Development and application of a numerical analysis method for investigating hydro static and hydrodynamic responses of pocket bearing rotor systems

Abstract

A numerical tool is presented for simulating the dynamics of a vertical rotor attached with pocket bearing assembly immersed in a liquid pool. The journal of the bearing has a heterogeneous geometry with the presence of pockets and grooves. The fluid pressure supplied to the pockets is a quadratic function of shaft speed. The radial, circumferential and axial flow paths constitute a complex fluid network in the coupled system. The network has been conceived as an assemblage of straight and curved fluid flow paths for the generic applications.

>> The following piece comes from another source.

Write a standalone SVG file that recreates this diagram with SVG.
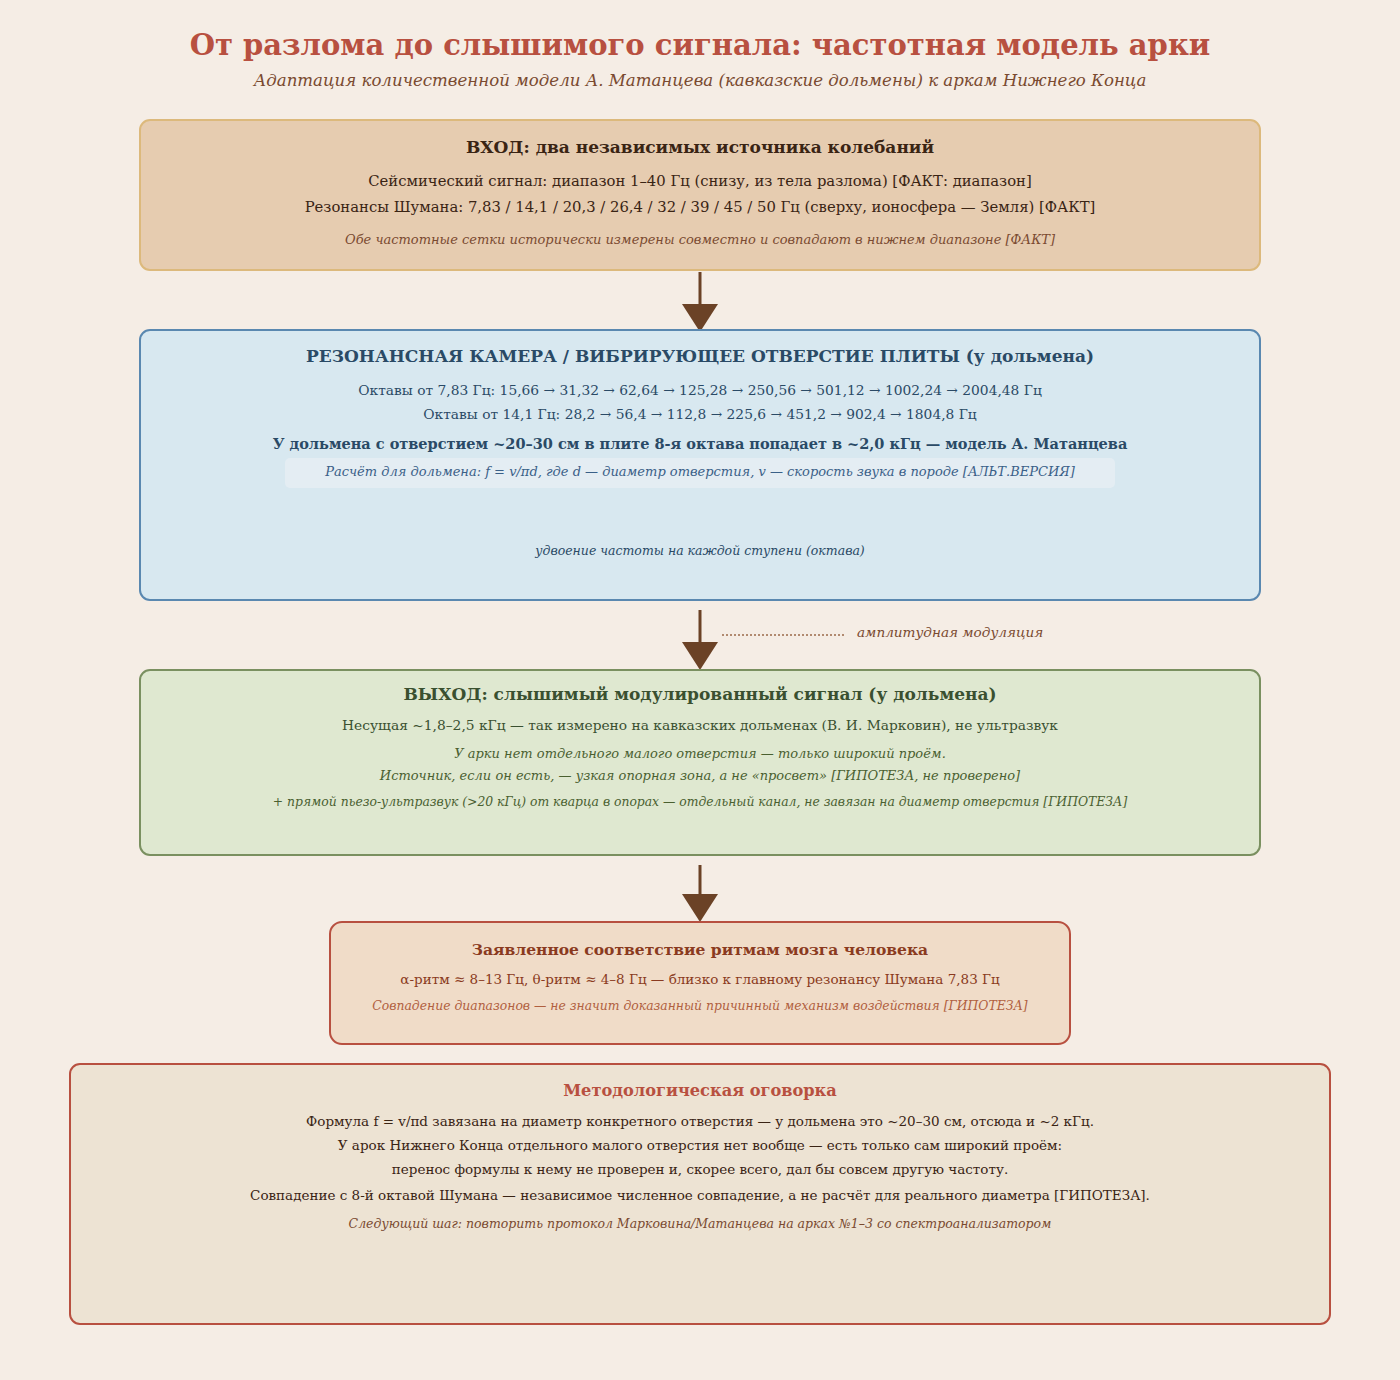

An efficient solution strategy has been employed involving both analytical and numerical techniques.A Case study was performed on a representative pocket bearing assembly that is commonly used in the coolant pumps of sodium cooled fast reactor. The study has brought out some specific dynamic characteristics of such bearings. The flow field exhibits both hydrostatic and hydrodynamic effects, thereby hybrid bearing characteristics. The dynamic characteristics are strong function of spinning velocity, eccentricity and angular orientation of the rotor in fluid annulus. Based on an elaborate parametric study, a rotor dynamic stability chart has been established for the practical applications. Interestingly, the dynamic behavior within a limited operating regime exhibits the characteristics of a large eccentric homogeneous rotor rotating in fluid annulus with moderate gaps, predicted by Antunes et al. (1996). Moreover, it is found that the pocket type bearing has better stability control, mainly due to lower added fluid mass. The numerical tool is experimentally validated by comparing the displacements measured on a shaft coupled with pocket bearing assembly, rotating in a water pool.